Corollary (Chain of Inclusion)

Let

$$K_1\supset K_2\supset K_3\supset \cdots$$

be a collection of nonempty compact sets. Then ${\bigcap }_{n\in \mathbb{N}}{K}_n$ is nonempty.

Suppose not. Then ${\bigcap }_{n\in \mathbb{N}}{K}_n=\varnothing$. Then lemma says $\exists n_1<n_2<\cdots <n_{\ell }$ such that

$$\bigcap _{i=1}^{\ell }{K}_{n_i}=\varnothing$$

Note that $K_{n_1}\supset K_{n_2}\supset \cdots \supset K_{n_{\ell }}$. But then

$$K_{n_{\ell }}=\bigcap _{i=1}^{\ell }{K}_{n_i}=\varnothing$$

which is a contradiction.

Lemma (Intersection of Compact)

Suppose $\{K_{\alpha }{\}}_{\alpha \in I}$ is a collection of compact subsets of $X$. Assume that

$$\bigcap _{\alpha \in I}{K}_{\alpha }=\varnothing$$

Then $\exists$ finite subcollection whose intersection is $\varnothing$.

Proof: W will use compactness of one set and closedness of the rest. Fix some $K_{{\alpha }_0}$ in the collection. Because

$$\begin{array}{rl}\bigcap _{\alpha }{K}_{\alpha }=\varnothing & ⟹K_{{\alpha }_0}\cap \left(\bigcap _{\alpha \in I,\alpha \ne {\alpha }_0}\right)=\varnothing \\ & ⟺K_{{\alpha }_0}\subset {\left(\bigcap _{\alpha \in I,\alpha \ne {\alpha }_0}{K}_{\alpha }\right)}^c=\bigcup _{\alpha \in I,\alpha \ne {\alpha }_0}{K}_{\alpha }^c\end{array}$$

Now this is an open cover of $K_{{\alpha }_0}$ since $K_{\alpha }$ closed for $\alpha \in I$. Hence, $\exists {\alpha }_1\cdots {\alpha }_n\in I,{\alpha }_i\ne {\alpha }_0$ such that

$$K_{{\alpha }_0}\subset \bigcup _{i=1}^n{K}_{{\alpha }_i}^c={\left(\bigcap _{i=1}^n{K}_{{\alpha }_i}\right)}^c$$

which implies

$$K_{{\alpha }_0}\cap \left(\bigcap _{i=1}^n{K}_{{\alpha }_i}\right)=\varnothing$$

Theorem (Criterion for Compactness)

Let $(X,d)$ be a metric space. Then $K\subset X$ is compact $⟺$ every infinite subset $A$ of $K$ has a limit point in $K$.
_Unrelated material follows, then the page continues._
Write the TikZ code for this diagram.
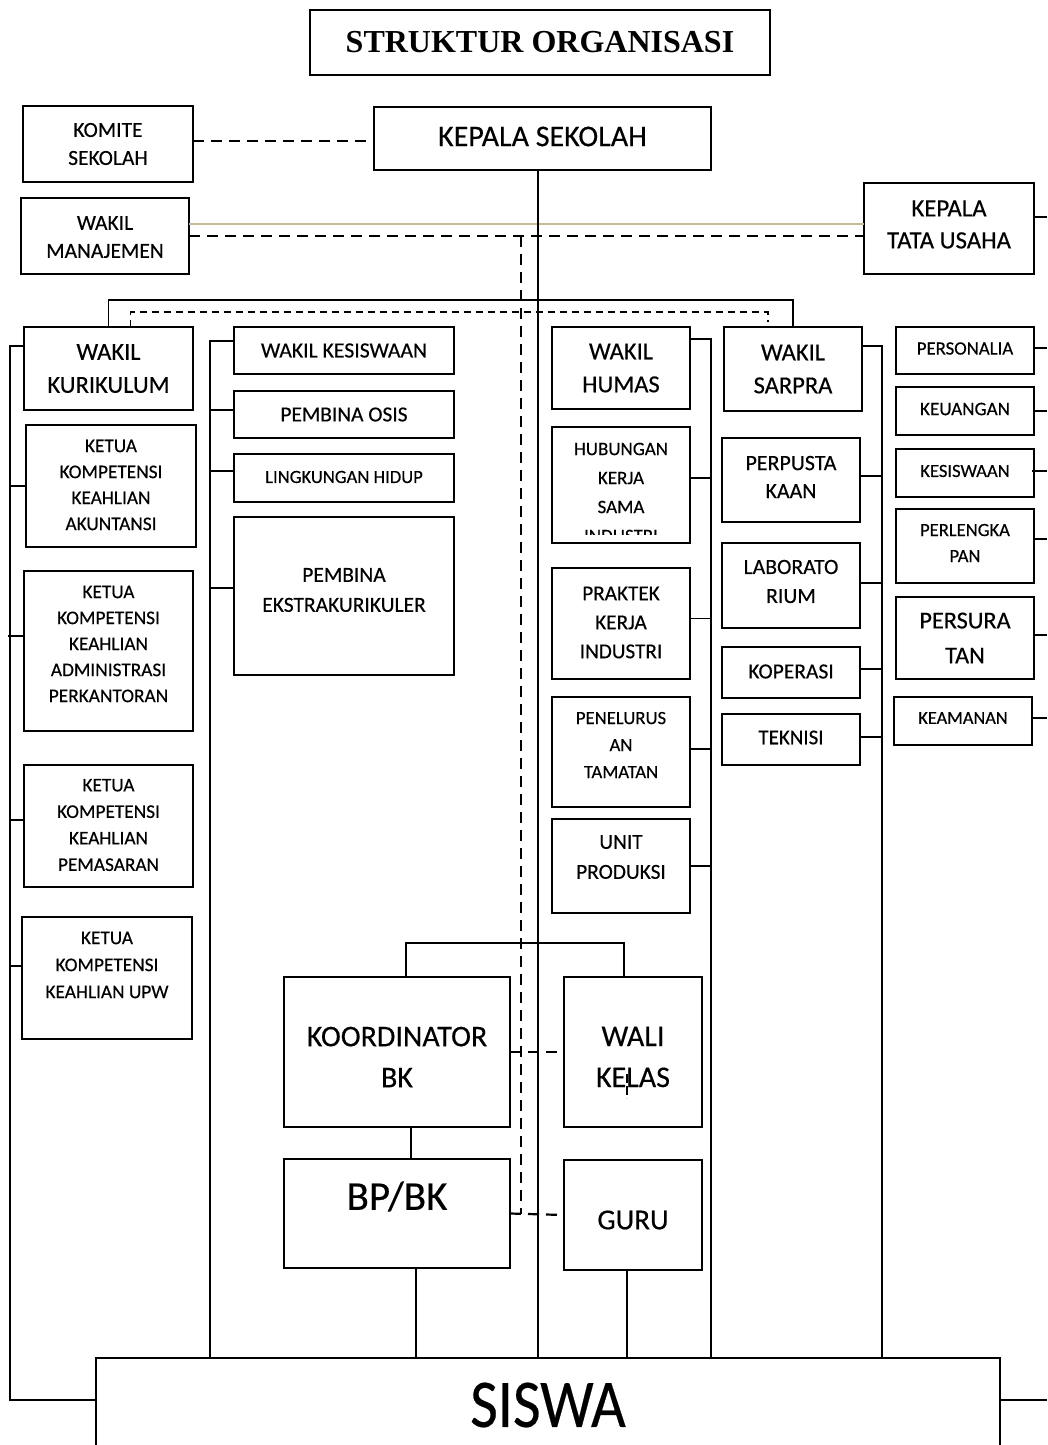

Proof: We only show the forward direction via contradiction. Assume $\exists A\subset K$ where $A$ is infinite such that no limit points are in $K$. Then $\forall p\in K,\exists r_p>0$ such that

$$N_{r_p}(p)\cap K=\{\begin{array}{ll}\varnothing & p\in K-A\\ \{p\}& p\in A\end{array}$$

(Every neighborhood on $p$ cannot intersect with $A$ at all.)

Now, $\{N_{r_p}\mid p\in K\}$ is an open cover of $K$. Since $A$ is infinite, then we need infinitely many neighborhoods $N_{r_p}(p)$ to cover $A$. Namely, one for every $p\in A$. So, no finite subcover, and a contradiction.

Backwards: From Homework 4.1

Lemma ($\mathbb{R}$ is not Compact)

$\mathbb{R}$ is not compact. This is done by constructing a single open cover with no finite subcover.

$$\forall n\in \mathbb{Z},I_n=(n,n+z)\ni n+1$$

Note $\mathbb{R}\subset {\bigcup }_{n\in \mathbb{Z}}{I}_n$ but no finite sub cover exists. This is by consequence of Archimedean Property.

Theorem 2.34

Compact subsets of metric spaces are closed.

Let $K$ be a compact subset of metric space $X$. Proof follows from showing that $K^c$ is open relative to $X$.

Theorem 2.35

Closed subsets of compact sets are compact.